So too was it at Bruges. When the news of the disaster reached them, the women went into hysterics and the men lost their heads, and in less than the twinkling of an eye, the lilies of France, run up by their own hands, were proudly floating over the belfry.
In spite of their pusillanimity, the reckoning which the burghers had to pay was a sufficiently onerous one: humiliation unspeakable, the city fathers on their knees suing for mercy in the dust of the Maele road, and worse—the charter of their liberties cancelled, their ramparts broken down, and a fine so heavy that they were never able to pay it; and worse still—not a few of their leading citizens, men of substance and renown, tortured to death, and all their wealth confiscated.

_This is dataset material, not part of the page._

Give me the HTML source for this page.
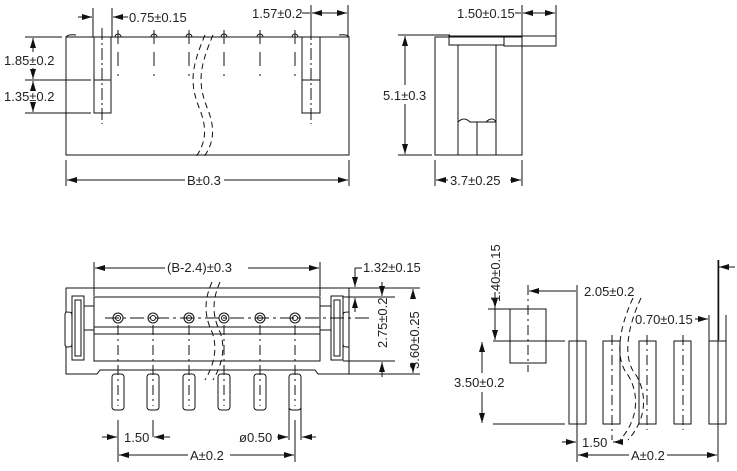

Amongst these note Lambert Bowine, captain of the Franc, and Willem de Deken, town burgomaster. His fate was the cruellest of all. He had fled to Brabant in the hope that the burghers there would protect him, but they showed themselves as craven as their fellows in Flanders. They handed him over to the French King, and poor Deken was carried to Paris, where he was mutilated, pilloried, put on the wheel, taken off again for fear he should die too soon, and bleeding, broken, in pitiable plight, but still alive, set in gaol till the morrow, when he was torn to pieces by wild horses. They gathered up the fragments of his poor mangled body and hung them on the great gibbet of Mont Faucen, by way of object lesson for the citizens of the capital.
These items made up the sum-total of the burghers’ bill of costs, and it was the same all over the country. Not a town save Ghent preserved its liberties intact, and even beloved Ghent saw not a few of her burghers driven into exile. In less than three months ten thousand Flemings were done to death.
The Abbot of St. Martin’s at Tournai explains how this came about. ‘Louis’s keen appetite for gold,’ he says, ‘increased in a marvellous manner his suspicions, and consequently the number of his victims. And the most galling part of it was that all this untarnished gold was squandered on harlots and on favourites, men too of mean estate some of them. His lackeys, his grooms, and even his barber were at Bruges installed in palaces which had once been the homes of honourable burghers.’ The city archives bear witness to it.
At last, after long years of waiting, salvation came from England, at first indirectly, and afterwards through the active co-operation of Edward III. with the communes of Flanders.
Of course England acted from self-interest. She had no more love for the down-trodden burghers of Flanders than they had for the comfortable yeomen on the other side of the channel; and even if her sympathy had been ever so great, she could not have raised a finger to help them unless she had been likewise impelled by some less ephemeral motive. Individuals may sometimes indulge in the luxury of pure benevolence; trustees, in justice to their clients, can rarely afford to do so. Occasionally the interests of the latter may go hand in hand with their own charitable inclinations, and then they may pose as philanthropists, and if the pit applaud their seeming generosity, so much the better.
In the case before us, however, no such protestations were made. The freedom of the Flemish communes was vital to the prosperity of England, and the motives which inspired the respective parties were avowedly motives of mutual accommodation. In those days the wool growers of the island kingdom had but one customer, the mammoth guilds of Flemish weavers, and they, in their turn, could nowhere find such famous wool as in the English market.
‘So fine was the breed of English sheep at this period,’ notes Green, ‘that the exportation of live rams for the improvement of foreign wool was forbidden by law, though a flock is said to have been smuggled out of the realm shortly after, and to have become the source of the famous merinos of Spain,’ and the magnitude of the wool trade between England and Flanders may be estimated from this fact. In a single year Edward received more than eighty thousand pounds from duties levied on wool alone.[30]
When, therefore, in the autumn of 1336, hostilities broke out between Edward III. and Philip of France, and Louis of Nevers, at the instigation of the latter, caused every Englishman in Flanders to be put under arrest, and Edward by way of reprisal forbade the exportation of English wool, all Flemish looms ceased work, and the towns were filled with misery. But the sheep-farmers of England suffered equally with the weavers of Bruges, and soon the English King was forced in the interests of his own subjects to attempt negotiations, first with Louis of Nevers, and when this failed, directly with the burghers.